The stark security entrance where students pass through metal detectors en route to class each morning at Uniondale High School will be transformed this weekend, when art students and volunteers team up with a world-renowned muralist to create a dramatic, color-filled, inspirational art space.
Organized by the New York chapter of the national nonprofit Project Color Corps, the idea is to use color — "optical optimism," the group calls it — to transform underserved neighborhoods, schools and locations through "color and patterns that impart positive messages of optimism and hope."
The nonprofit has undertaken 13 projects across the United States since being founded in 2011 by nationally known San Francisco-based designer Laura Guido-Clark. This is the first local project by the new New York chapter, which started in March 2020 — right at the onset of the pandemic.
"We hit COVID right at the exact time, so unfortunately we didn't have any projects for two years," New York chapter co-chair Cristina Ainslie said. "We're really excited about this project … This is where the kids go in and have to wait in line to pass through security, like when you're at the airport. It really is such a depressing space — and now we can give them something they can enjoy."
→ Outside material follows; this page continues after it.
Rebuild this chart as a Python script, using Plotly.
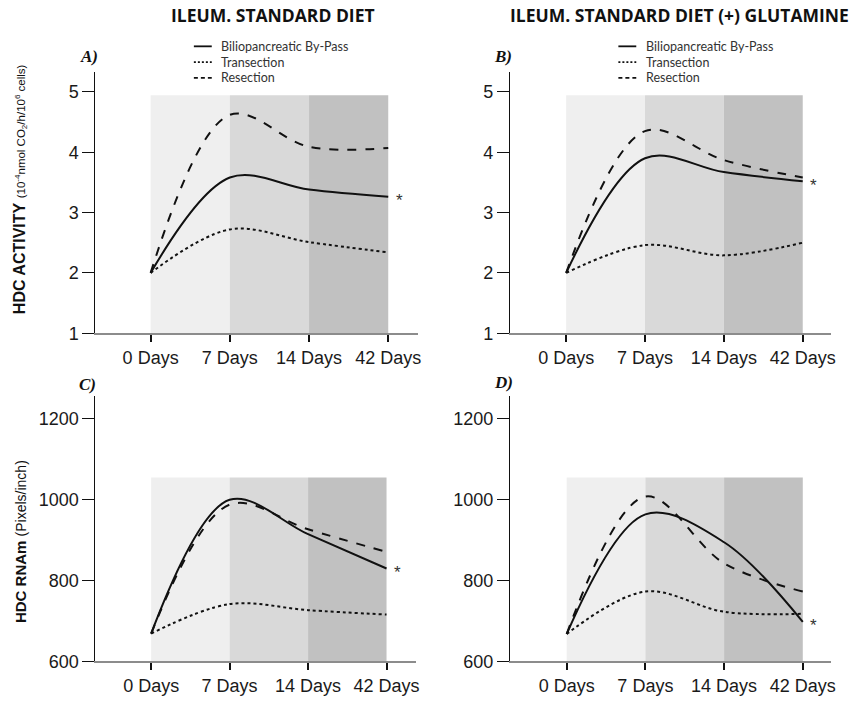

HOW THE UNIONDALE HIGH MURAL WILL BE DONE
A contractor will prep the walls Friday with students and other volunteers assisting muralist Magda Love painting the actual murals Saturday between 10 a.m. and 4 p.m.
Project Color Corps said the painters expect to use 8-to-10 different colors to render the two designs composed by Love.
The murals will include a range of plants, butterflies, birds, hearts and other renderings inspired by a pool of words suggested by students — a pool that includes words such as serene, snug, creative, safe, brightness, introspective, confident, earthy, risks, optimistic and good.
For more information on Project Color Corps visit projectcolorcorps.org.
Behr paints has donated supplies needed to paint what will be two murals — one covering a huge outdoor brick wall at the entrance, the other covering a long, low interior wall once inside. The total "canvas" covers a space 190 feet long and 9 1/2 feet high, officials said.
Uniondale was selected because of its large immigrant and minority student population. About 31.2% of the student population also is economically disadvantaged.
Uniondale High School art teacher Christine Stallone, a Northport native who studied and taught abroad in Italy and Spain, has made the school art club into a mural club over the course of the past two years and currently has about 25 students, all of whom will participate when the murals are painted Saturday.
She helped coordinate a survey of students who were asked to list words that expressed feelings reflecting their heritage, colors, culture and things that were important to them, words that later were made into a hand-drawn design by muralist Magda Love.
"The space is the first touchpoint students have with our school every morning, and now it's going to be a space that's bright, that's more reflective of them," Stallone said. "It's going to be an incredible way to start their day with more positivity and for the kids in the mural club, and for me, as well, it's going to be a chance to learn from an internationally acclaimed artist how to do this."
Ainslie said the Argentinian-born Love was selected from a group of about 10 artists considered. The New York-based Love has worked in Mexico, Cambodia and this winter will do a project in Ghana.
"Being an immigrant myself, I really like to be part of communities like this," Love said. "Teaching them to be part of mural painting is more than just about art, it really helps kids achieve larger things — the idea of working together in groups, how everybody's role is important … the intention is to create a sense of pride, but also to empower people to do beautiful things."